Pero Jesús va más allá de la
condena categórica de la mentira. Su preocupación más honda, en la línea
espiritual más pura de Israel, era el respeto a la santidad del nombre de Dios
y la majestad de Dios. Con su alusión al juramento ilustra con un ejemplo lo
que es la veracidad, pero reprueba el juramento porque en él se apela al nombre
de Dios, se le pone de testigo de los propios actos y se le hace intervenir en
asuntos mundanos.
Mucho hay que trabajar, sobre todo
en la educación de los niños, para inculcar la buena actitud de suponer siempre
en el otro rectitud, veracidad y buena voluntad, y no precisamente lo
contrario, mientras no se demuestre como tal.
Pero como la confiabilidad de toda
persona depende de las demostraciones que dé de su rectitud y transparencia,
desde la infancia se debe aprender el sentido del valor de la palabra dada o
empeñada, la veracidad en el hablar y en el actuar, y la necesidad de refrendar
la credibilidad de la propia palabra con la rectitud e integridad de la
conducta.
Si es así, no hay necesidad de
estar jurando.

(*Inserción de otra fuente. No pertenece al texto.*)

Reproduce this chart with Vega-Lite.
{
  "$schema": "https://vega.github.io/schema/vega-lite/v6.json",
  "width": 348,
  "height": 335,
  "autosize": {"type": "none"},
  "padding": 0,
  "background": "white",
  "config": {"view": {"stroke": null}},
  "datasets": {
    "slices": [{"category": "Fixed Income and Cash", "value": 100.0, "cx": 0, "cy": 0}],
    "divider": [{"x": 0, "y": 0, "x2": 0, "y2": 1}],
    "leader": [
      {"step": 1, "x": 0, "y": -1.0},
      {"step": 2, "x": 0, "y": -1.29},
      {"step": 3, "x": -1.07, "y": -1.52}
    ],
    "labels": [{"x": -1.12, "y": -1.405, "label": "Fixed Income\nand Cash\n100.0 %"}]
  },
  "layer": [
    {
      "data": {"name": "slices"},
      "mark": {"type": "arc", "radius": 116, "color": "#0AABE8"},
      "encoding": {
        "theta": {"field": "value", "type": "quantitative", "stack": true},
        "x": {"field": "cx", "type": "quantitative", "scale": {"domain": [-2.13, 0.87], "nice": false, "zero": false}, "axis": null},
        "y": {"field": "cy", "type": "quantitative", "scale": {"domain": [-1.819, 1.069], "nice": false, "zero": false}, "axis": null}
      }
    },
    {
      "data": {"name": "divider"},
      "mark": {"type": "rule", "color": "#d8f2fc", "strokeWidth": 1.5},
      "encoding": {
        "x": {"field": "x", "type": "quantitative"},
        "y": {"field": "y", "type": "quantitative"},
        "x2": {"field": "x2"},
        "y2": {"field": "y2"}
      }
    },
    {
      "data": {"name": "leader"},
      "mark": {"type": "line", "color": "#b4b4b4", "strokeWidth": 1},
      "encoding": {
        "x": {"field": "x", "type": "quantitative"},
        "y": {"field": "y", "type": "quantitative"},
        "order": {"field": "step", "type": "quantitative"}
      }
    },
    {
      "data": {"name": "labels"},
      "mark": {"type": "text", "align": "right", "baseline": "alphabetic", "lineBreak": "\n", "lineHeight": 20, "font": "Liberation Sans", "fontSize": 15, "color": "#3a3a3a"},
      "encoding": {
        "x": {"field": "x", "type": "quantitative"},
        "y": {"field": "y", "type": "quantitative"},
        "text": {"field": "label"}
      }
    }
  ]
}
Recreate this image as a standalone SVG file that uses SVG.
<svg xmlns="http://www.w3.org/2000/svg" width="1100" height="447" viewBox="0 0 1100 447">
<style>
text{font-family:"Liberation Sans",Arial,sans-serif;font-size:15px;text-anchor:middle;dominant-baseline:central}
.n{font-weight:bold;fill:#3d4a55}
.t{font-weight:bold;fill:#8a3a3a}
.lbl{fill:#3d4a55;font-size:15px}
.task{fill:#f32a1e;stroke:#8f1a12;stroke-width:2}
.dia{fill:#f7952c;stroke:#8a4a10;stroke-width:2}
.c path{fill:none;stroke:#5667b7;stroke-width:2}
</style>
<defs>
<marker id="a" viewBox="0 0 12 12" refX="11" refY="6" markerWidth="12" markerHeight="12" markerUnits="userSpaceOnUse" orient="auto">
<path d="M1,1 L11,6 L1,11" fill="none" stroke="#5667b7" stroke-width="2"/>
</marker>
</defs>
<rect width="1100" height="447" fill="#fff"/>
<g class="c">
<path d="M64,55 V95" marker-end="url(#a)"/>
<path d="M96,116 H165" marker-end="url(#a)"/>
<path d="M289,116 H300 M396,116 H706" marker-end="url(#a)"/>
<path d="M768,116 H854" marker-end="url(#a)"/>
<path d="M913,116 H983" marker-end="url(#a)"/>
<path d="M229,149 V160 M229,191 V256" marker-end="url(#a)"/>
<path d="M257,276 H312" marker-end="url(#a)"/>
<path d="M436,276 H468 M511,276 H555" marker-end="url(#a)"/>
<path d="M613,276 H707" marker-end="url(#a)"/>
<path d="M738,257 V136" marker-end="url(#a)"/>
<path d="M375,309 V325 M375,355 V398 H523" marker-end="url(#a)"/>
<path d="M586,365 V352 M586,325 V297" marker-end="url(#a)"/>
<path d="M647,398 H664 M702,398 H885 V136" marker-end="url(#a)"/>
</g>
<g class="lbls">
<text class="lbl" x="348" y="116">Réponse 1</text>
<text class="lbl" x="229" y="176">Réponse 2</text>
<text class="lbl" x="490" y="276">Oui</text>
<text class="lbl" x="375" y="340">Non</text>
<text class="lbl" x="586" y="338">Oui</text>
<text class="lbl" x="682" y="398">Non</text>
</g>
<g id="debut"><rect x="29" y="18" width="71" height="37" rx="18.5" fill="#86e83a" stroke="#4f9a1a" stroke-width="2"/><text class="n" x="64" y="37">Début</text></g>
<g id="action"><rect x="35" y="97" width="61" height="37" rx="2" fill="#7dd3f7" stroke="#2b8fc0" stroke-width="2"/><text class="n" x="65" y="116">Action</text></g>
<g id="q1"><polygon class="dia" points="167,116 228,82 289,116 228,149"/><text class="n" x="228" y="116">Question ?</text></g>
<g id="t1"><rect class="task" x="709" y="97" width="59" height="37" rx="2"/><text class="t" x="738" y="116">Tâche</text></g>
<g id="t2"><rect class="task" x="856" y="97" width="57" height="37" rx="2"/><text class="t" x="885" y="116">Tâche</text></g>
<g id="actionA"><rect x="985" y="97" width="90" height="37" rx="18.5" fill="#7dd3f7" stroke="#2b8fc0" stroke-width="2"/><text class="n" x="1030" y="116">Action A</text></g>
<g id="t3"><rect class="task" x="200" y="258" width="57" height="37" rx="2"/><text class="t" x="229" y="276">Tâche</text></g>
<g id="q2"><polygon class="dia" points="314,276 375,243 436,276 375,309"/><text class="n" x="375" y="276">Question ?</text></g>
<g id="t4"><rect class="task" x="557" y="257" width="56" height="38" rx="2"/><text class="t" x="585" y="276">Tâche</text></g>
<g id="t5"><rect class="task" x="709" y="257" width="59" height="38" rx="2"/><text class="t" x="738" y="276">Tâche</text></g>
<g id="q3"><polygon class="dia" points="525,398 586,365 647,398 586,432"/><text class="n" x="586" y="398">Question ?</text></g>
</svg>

Todos reprobamos la corrupción pública y privada, y lamentamos
que no se pueda confiar muchas veces en las instituciones y las personas.
Deberíamos comenzar a cambiar esta realidad con el ejemplo personal de que lo
que pide el Señor es la única forma humana de vivir en sociedad: que cuando digan sí, sea un sí y cuando digan
no, sea un no; porque lo que pasa de ahí viene del maligno.